For more than two decades, she has played a vital role in establishing and maintaining fruitful relations between the Faculty of Arts of ELTE and the EHESS. She is generously contributing to educational and academic cooperation, and to the talent management and education of Hungarian students, doctoral students and young researchers.

Marie-Vic Ozouf-Marignier first visited Budapest 25 years ago and has been a recurrent guest speaker of the doctoral programme at the Atelier Department of Interdisciplinary History since then. She has been managing the joint doctoral programme of the two institutions on the French side since 2007. She has been organizing the reception of Hungarian doctoral students in Paris and has been the supervisor of several Hungarian Master’s students writing their theses. Furthermore, she has also been the coordinator of the Erasmus agreement between ELTE and EHESS since 2008. When she came to Hungary to teach at ELTE, she was surprised at how well-prepared the students were even in French history. She admits that she has greatly benefited – both professionally and personally – from the joint research occasionally involving several institutions.

Prof. Ozouf Marignier will give her honoris clausa lecture in French on 18 November 2020. The lecture will be online, but registration is required on the link below: https://btk.elte.hu/diszdoktorieloadas2020.

Please, find an interview below with Prof. Ozouf-Marignier on this occasion.
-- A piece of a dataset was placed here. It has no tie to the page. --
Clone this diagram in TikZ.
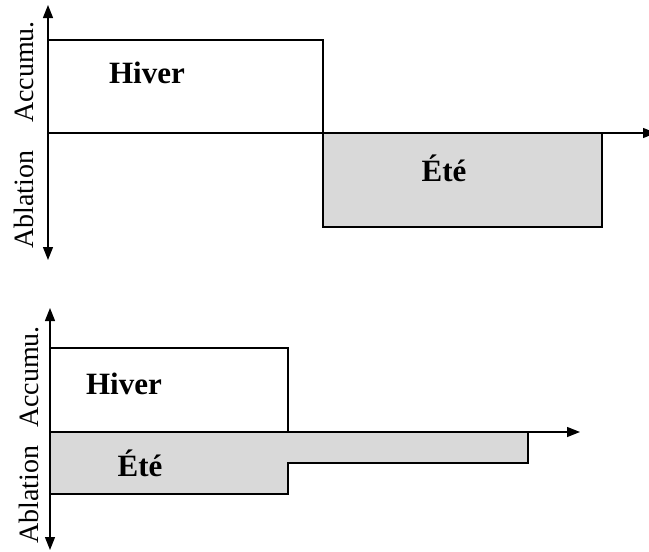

The interview was made by Veronika Eszik, PhD candidate of the Atelier Department of ELTE.

Marie-Vic Ozouf-Marignier, géographe et historienne, directrice d’études à l’institution renommée d’être l’héritière de l’École des Annales, l’École des Hautes Études en Sciences Sociales à Paris, coordinatrice scientifique du Master Conjoint Erasmus Mundus TEMA+ Territoires européens: Patrimoine et développement, vient de recevoir son doctorat honoris causa, décerné par l’Université Eötvös Loránd de Budapest. Les recherches de la professeure Ozouf-Marignier portent sur les différentes formes de l’identité territoriale, ainsi que sur les questions de développement territorial français et européen. On a interrogé la nouvelle docteure honoris causa de ELTE sur ses recherches et sur sa coopération avec ELTE, notamment avec l’Atelier – Département d’Histoire Interdisciplinaire.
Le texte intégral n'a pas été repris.